NBA já ganha à NHL e basebol

Que os Toronto Raptors sejam a melhor equipa da NBA, já é bastante mais discutível. É que do outro lado há aqueles bichos-papões de Oakland, senhores do jogo na história mais recente. Um dado que poderá jogar a favor dos menos favoritos é o facto de Kevin Durant ficar de fora do jogo 1 e poder também falhar o 2: o extremo, que já foi MVP em duas edições das finais (2017 e 2018), não joga desde o quinto jogo com os Houston Rockets, da primeira eliminatória do playoff da Conferência Oeste, devido a uma lesão no gémeo da perna direita.

Durant, ainda assim, viajou com a equipa para Toronto, pelo que a participação no segundo jogo ainda não está totalmente descartada. O técnico Steve Kerr deixou também em aberto a possibilidade de DeMarcus Cousins, lesionado desde 16 de abril, conseguir recuperar já para o primeiro jogo.

Mas, e até porque os dois primeiros jogos da finalíssima se realizam em Toronto, é inevitável apontar para aí o foco. O basquetebol nunca foi um desporto especialmente acompanhado no Canadá, mas esse é um cenário que tem vindo a mudar nos últimos anos. Atualmente são 13 os jogadores canadianos a atuar na NBA, o que faz deste o país com mais representantes a seguir aos Estados Unidos – os canadianos Anthony Bennet, em 2013, e Andrew Wiggins, em 2014, foram as primeiras escolhas do draft.

“Eu estava aqui há 25 anos, quando nos expandimos para o Canadá. E acredito que atingimos as nossas maiores esperanças e projeções para o basquetebol no Canadá”, declarou recentemente Adam Silver, o CEO da NBA, abrindo ainda as portas à introdução de nova franquia no país a longo prazo.

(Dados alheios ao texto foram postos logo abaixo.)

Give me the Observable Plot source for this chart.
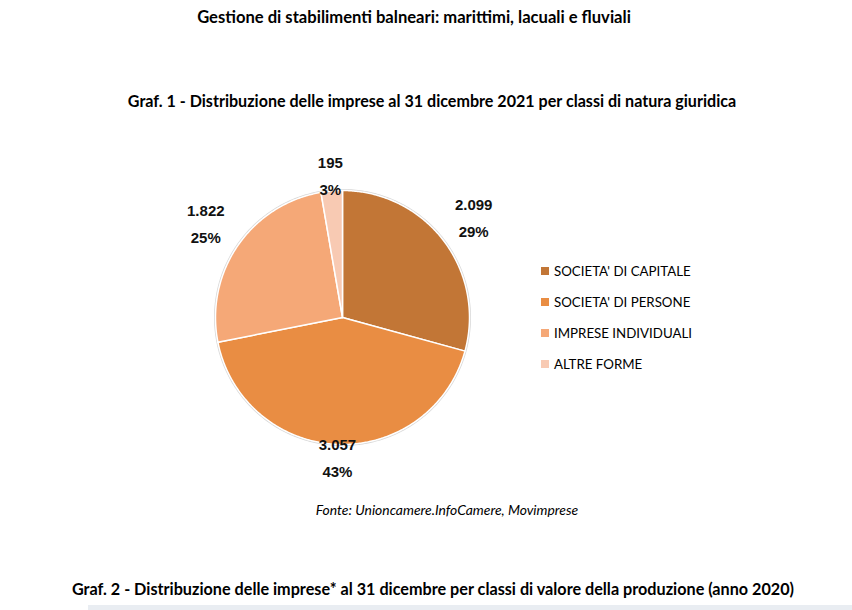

Os sucessivos falhanços das equipas canadianas na NHL (liga norte-americana de hóquei no gelo, o desporto preferencial no Canadá) e no basebol contribuíram também para uma maior aproximação do país aos Raptors, que com o desempenho nesta edição da NBA se tornaram finalmente uma paixão nacional. Nas próximas duas semanas, a equipa orientada por Nick Nurse e liderada dentro da quadra por Kawhi Leonard – que tem fator-casa em caso de empate na eliminatória após o jogo 6 – irá tentar capitalizar esse novo interesse: “apenas” quatro vitórias a separam da glória eterna.